[This article originally appeared in the
issue of Northwest Runner
Some people may think it rather obvious that, on average, men have an advantage over women when it comes to distance running. However, a 1992 analysis of track and field records (Whipp & Ward, Nature 355: 25, 1992) suggested the possibility that the fastest women in the world might catch up to the fastest men in the not-too-distant future. Such a scenario would imply that women have the same athletic potential as men. So, is that really true? Or, alternatively, do men have certain biological advantages that they are unlikely to relinquish within the next century?

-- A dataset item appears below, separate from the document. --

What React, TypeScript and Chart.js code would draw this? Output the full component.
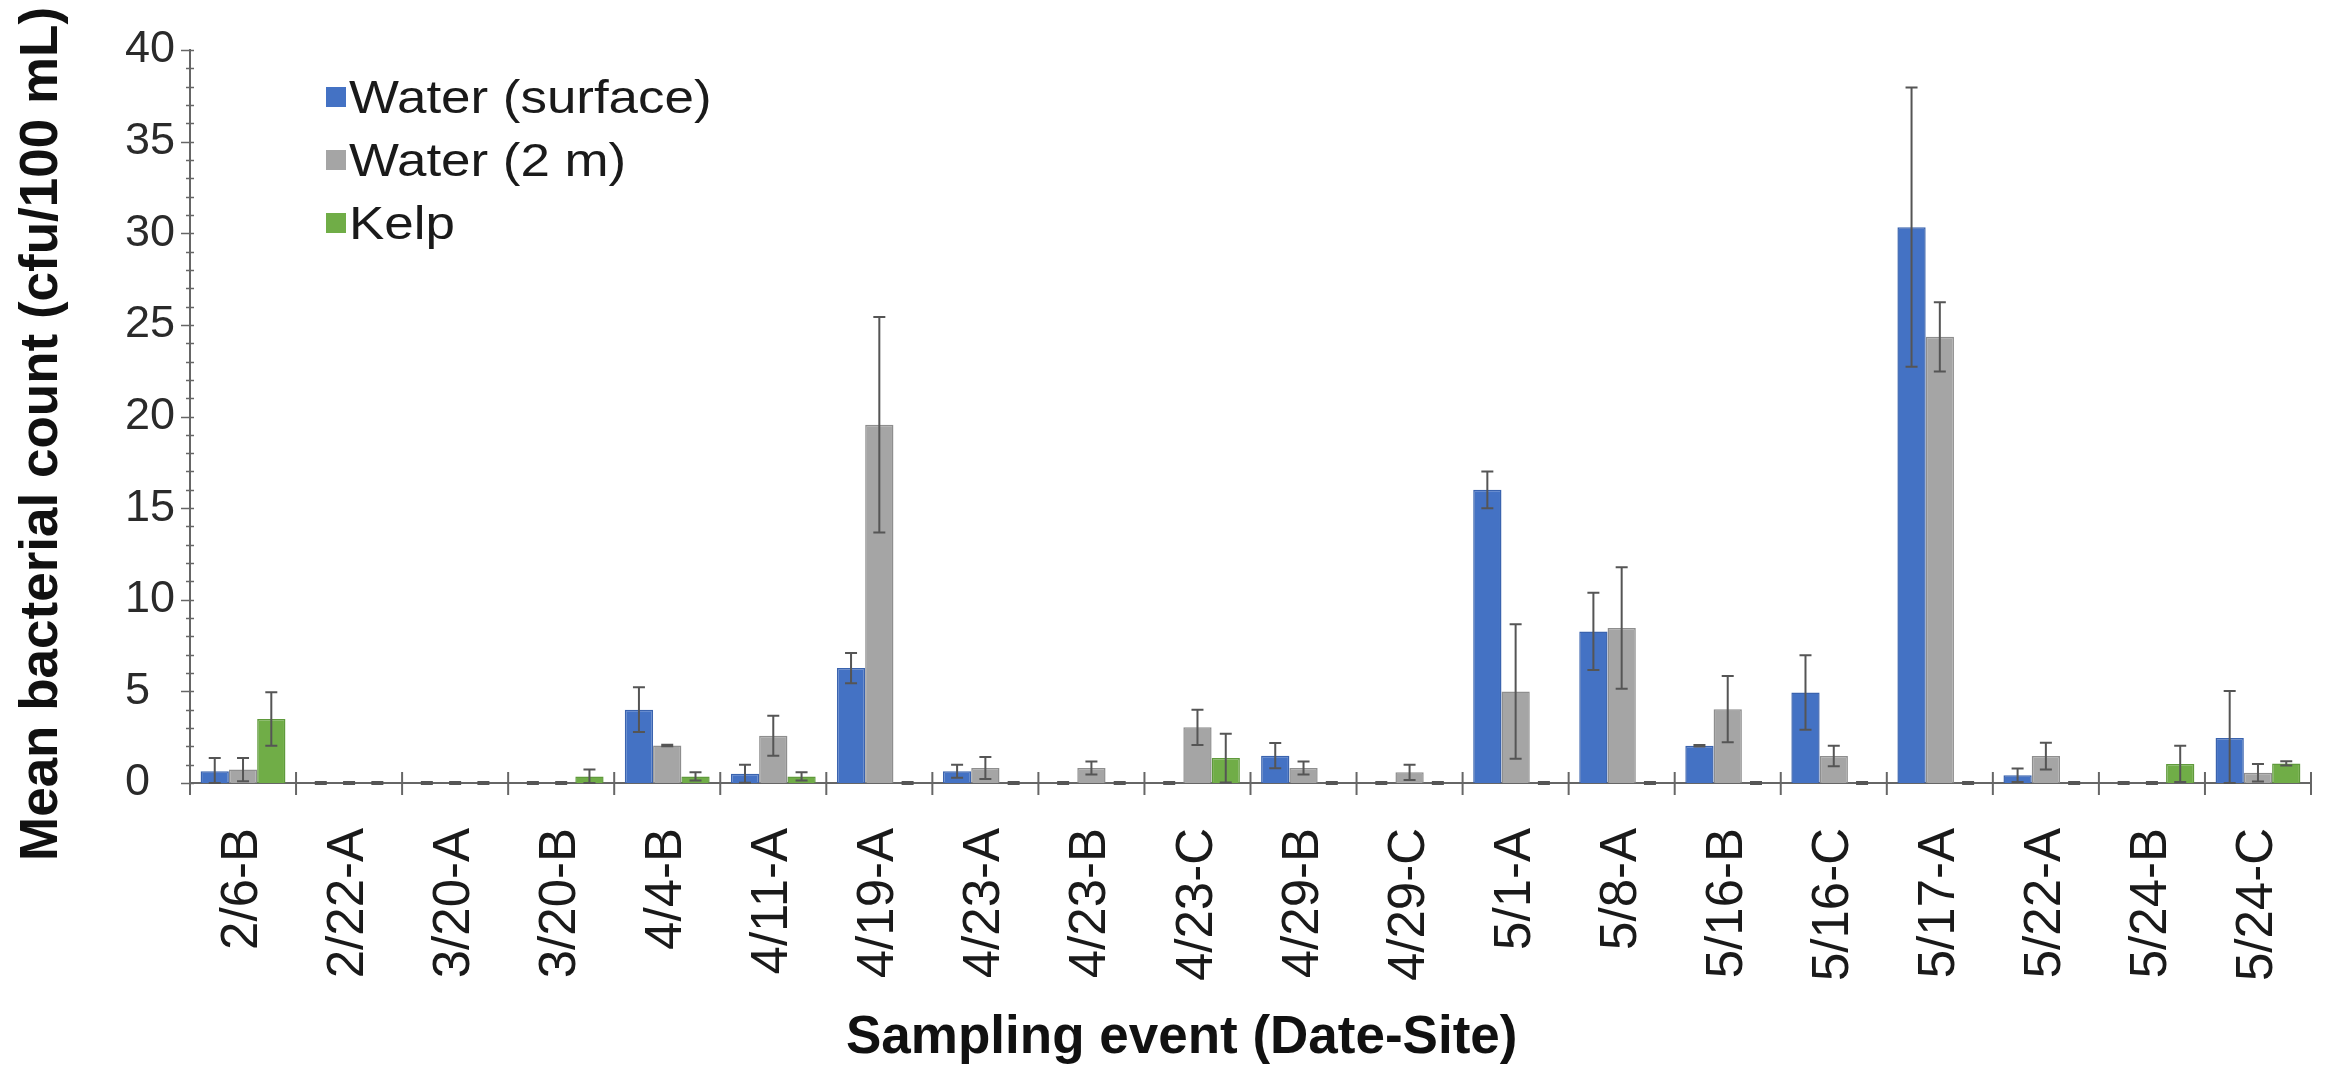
import React, { useEffect, useRef } from 'react';
import { Chart, registerables } from 'chart.js';

Chart.register(...registerables);

const FONT = "'Liberation Sans', Arial, Helvetica, sans-serif";

const categories = [
  '2/6-B', '2/22-A', '3/20-A', '3/20-B', '4/4-B', '4/11-A', '4/19-A', '4/23-A', '4/23-B', '4/23-C',
  '4/29-B', '4/29-C', '5/1-A', '5/8-A', '5/16-B', '5/16-C', '5/17-A', '5/22-A', '5/24-B', '5/24-C',
];

const seriesNames = ['Water (surface)', 'Water (2 m)', 'Kelp'];

const surfaceMeans = [0.64, 0, 0, 0, 4.0, 0.51, 6.27, 0.64, 0, 0, 1.49, 0, 16.0, 8.27, 2.03, 4.94, 30.33, 0.42, 0, 2.45];
const surfaceErrors = [0.72, 0, 0, 0, 1.22, 0.49, 0.82, 0.36, 0, 0, 0.69, 0, 1.0, 2.11, 0.04, 2.03, 7.62, 0.37, 0, 2.57];

const twoMeterMeans = [0.73, 0, 0, 0, 2.05, 2.58, 19.55, 0.82, 0.82, 3.04, 0.82, 0.58, 4.99, 8.46, 4.03, 1.47, 24.35, 1.47, 0, 0.56];
const twoMeterErrors = [0.63, 0, 0, 0, 0.04, 1.09, 5.88, 0.6, 0.36, 0.96, 0.36, 0.42, 3.67, 3.31, 1.81, 0.56, 1.89, 0.73, 0, 0.48];

const kelpMeans = [3.49, 0, 0, 0.36, 0.36, 0.36, 0, 0, 0, 1.36, 0, 0, 0, 0, 0, 0, 0, 0, 1.04, 1.07];
const kelpErrors = [1.46, 0, 0, 0.37, 0.22, 0.22, 0, 0, 0, 1.33, 0, 0, 0, 0, 0, 0, 0, 0, 0.99, 0.12];

const yTickValues = [0, 5, 10, 15, 20, 25, 30, 35, 40];

const seriesColors = ['#4472C4', '#A5A5A5', '#70AD47'];
const seriesBorders = ['#3A63AE', '#8E8E8E', '#5F9A3B'];

const yTitle = 'Mean bacterial count (cfu/100 mL)';
const xTitle = 'Sampling event (Date-Site)';

export default function App() {
  const canvasRef = useRef<HTMLCanvasElement | null>(null);

  useEffect(() => {
    const canvas = canvasRef.current;
    if (!canvas) return;
    const errors = [surfaceErrors, twoMeterErrors, kelpErrors];

    const decor = {
      id: 'decor',
      afterDatasetsDraw(chart: any) {
        const ctx = chart.ctx;
        const y = chart.scales.y;
        ctx.save();
        ctx.strokeStyle = '#555';
        chart.data.datasets.forEach((ds: any, i: number) => {
          const meta = chart.getDatasetMeta(i);
          meta.data.forEach((el: any, j: number) => {
            const v = ds.data[j] as number;
            const e = errors[i][j];
            const px = el.x;
            const top = y.getPixelForValue(v + e);
            const bot = y.getPixelForValue(Math.max(0, v - e));
            if (v === 0 && e === 0) {
              ctx.lineWidth = 4;
              ctx.beginPath();
              ctx.moveTo(px - 6, top);
              ctx.lineTo(px + 6, top);
              ctx.stroke();
              return;
            }
            ctx.lineWidth = 2;
            ctx.beginPath();
            ctx.moveTo(px, top);
            ctx.lineTo(px, bot);
            ctx.moveTo(px - 6, top);
            ctx.lineTo(px + 6, top);
            ctx.moveTo(px - 6, bot);
            ctx.lineTo(px + 6, bot);
            ctx.stroke();
          });
        });
        ctx.restore();
      },
      afterDraw(chart: any) {
        const ctx = chart.ctx;
        const area = chart.chartArea;
        const y = chart.scales.y;
        ctx.save();
        // y axis tick marks (minor every 1, major every 5)
        ctx.strokeStyle = '#666';
        ctx.lineWidth = 1.5;
        for (let v = 0; v <= 40; v++) {
          const py = Math.round(y.getPixelForValue(v)) + 0.5;
          const major = v % 5 === 0;
          ctx.beginPath();
          ctx.moveTo(area.left - (major ? 9 : 4), py);
          ctx.lineTo(area.left + 4, py);
          ctx.stroke();
        }
        // x axis category separators
        const n = categories.length;
        const cw = (area.right - area.left) / n;
        ctx.lineWidth = 2;
        for (let k = 0; k <= n; k++) {
          const px = area.left + k * cw;
          ctx.beginPath();
          ctx.moveTo(px, area.bottom - 11);
          ctx.lineTo(px, area.bottom + 12);
          ctx.stroke();
        }
        // legend
        const legendX = area.left + 136;
        seriesNames.forEach((name, i) => {
          const base = area.top + 63 + i * 63;
          ctx.fillStyle = seriesColors[i];
          ctx.fillRect(legendX, base - 26, 20, 20);
          ctx.save();
          ctx.translate(legendX + 23, base);
          ctx.scale(1.15, 1);
          ctx.fillStyle = '#1a1a1a';
          ctx.font = `46px ${FONT}`;
          ctx.textAlign = 'left';
          ctx.textBaseline = 'alphabetic';
          ctx.fillText(name, 0, 0);
          ctx.restore();
        });
        // y title
        ctx.save();
        ctx.translate(57, 861);
        ctx.rotate(-Math.PI / 2);
        ctx.fillStyle = '#111';
        ctx.font = `bold 53px ${FONT}`;
        ctx.textAlign = 'left';
        ctx.textBaseline = 'alphabetic';
        ctx.fillText(yTitle, 0, 0);
        ctx.restore();
        // x title
        ctx.fillStyle = '#111';
        ctx.font = `bold 53px ${FONT}`;
        ctx.textAlign = 'left';
        ctx.textBaseline = 'alphabetic';
        ctx.fillText(xTitle, area.left + 656, 1053);
        ctx.restore();
      },
    };

    const chart = new Chart(canvas, {
      type: 'bar',
      data: {
        labels: categories,
        datasets: [surfaceMeans, twoMeterMeans, kelpMeans].map((d, i) => ({
          label: seriesNames[i],
          data: d,
          backgroundColor: seriesColors[i],
          borderColor: seriesBorders[i],
          borderWidth: 1.5,
          categoryPercentage: 0.8,
          barPercentage: 1.0,
        })),
      },
      options: {
        responsive: false,
        animation: false,
        devicePixelRatio: 1,
        layout: { padding: { left: 125, right: 17, top: 50, bottom: 0 } },
        plugins: {
          legend: { display: false },
          tooltip: { enabled: false },
          title: { display: false },
        },
        scales: {
          x: {
            type: 'category',
            offset: true,
            grid: { display: false, drawTicks: false },
            border: { display: true, color: '#666', width: 2 },
            ticks: {
              autoSkip: false,
              maxRotation: 90,
              minRotation: 90,
              padding: 45,
              color: '#1a1a1a',
              font: { family: FONT, size: 51 },
            },
            afterFit: (scale: any) => {
              scale.height = 283;
              scale.paddingLeft = 0;
              scale.paddingRight = 0;
            },
          },
          y: {
            min: 0,
            max: 40,
            grid: { display: false, drawTicks: false },
            border: { display: true, color: '#666', width: 2 },
            afterBuildTicks: (scale: any) => {
              scale.ticks = yTickValues.map((v) => ({ value: v }));
            },
            ticks: {
              crossAlign: 'far',
              color: '#2a2a2a',
              font: { family: FONT, size: 45 },
            },
            afterFit: (scale: any) => {
              scale.width = 65;
            },
          },
        },
      },
      plugins: [decor],
    } as any);

    return () => chart.destroy();
  }, []);

  return (
    <div style={{ position: 'absolute', left: 0, top: 0, width: 2328, height: 1066, background: '#fff' }}>
      <canvas ref={canvasRef} width={2328} height={1066} style={{ display: 'block', width: 2328, height: 1066 }} />
    </div>
  );
}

I'm not going to attempt a comparison of male and female sprinters. For distance runners, however, we can compare men and women using the endurance performance model described in my February column. You may recall that the model includes three components -- maximal oxygen consumption (VO2max), the lactate threshold, and running economy -- each of which is considered an important determinant of success in races ranging from 3 to 30 miles.
Although the gender difference in VO2max is well-documented, a mystery remains (Joyner, Exercise and Sport Sciences Reviews 21: 103-33, 1993). Some champion male distance runners (past examples include Derek Clayton and Frank Shorter) have VO2maxes of "only" 70 ml/kg/min, a value occasionally exceeded by elite women, yet no woman has ever matched their race times. Why not? Again, a firm answer is not forthcoming at present. However, it is possible that "an excellent value for one of the limiting factors [V02max, lactate threshold, and running economy] is mutually exclusive with another," Joyner speculates. If this is the case, "It might be more likely for some of the males with VO2max values in the low range for [elite] men to have outstanding running economy and lactate threshold values and, therefore, faster times in competition than a female competitor with the same VO2max."
The above analysis is most relevant to race distances of roughly 3 to 30 miles. When considering events toward the upper end of this range and beyond, however, some biological factors that favor women may also come into play. First, women should tolerate hot and humid racing conditions better than men due to their smaller body size (Dennis & Noakes, European Journal of Applied Physiology 79: 280-4, 1999; Marino et al., Pflugers Archiv 441: 359-67, 2000). The issue here is whether heat can be removed from the body as quickly as it is produced. The rate of heat removal depends on the body's surface area (how much skin you have, more or less), while heat production is approximately proportional to the body's volume or weight. People with a high ratio of surface area to volume are therefore better able to get rid of the heat they generate. Because of the way in which various bodily dimensions scale relative to one other, it turns out that small people have higher surface-area-to-volume ratios than large people; therefore, women may be less susceptible than men to overheating during a long race in oppressive weather.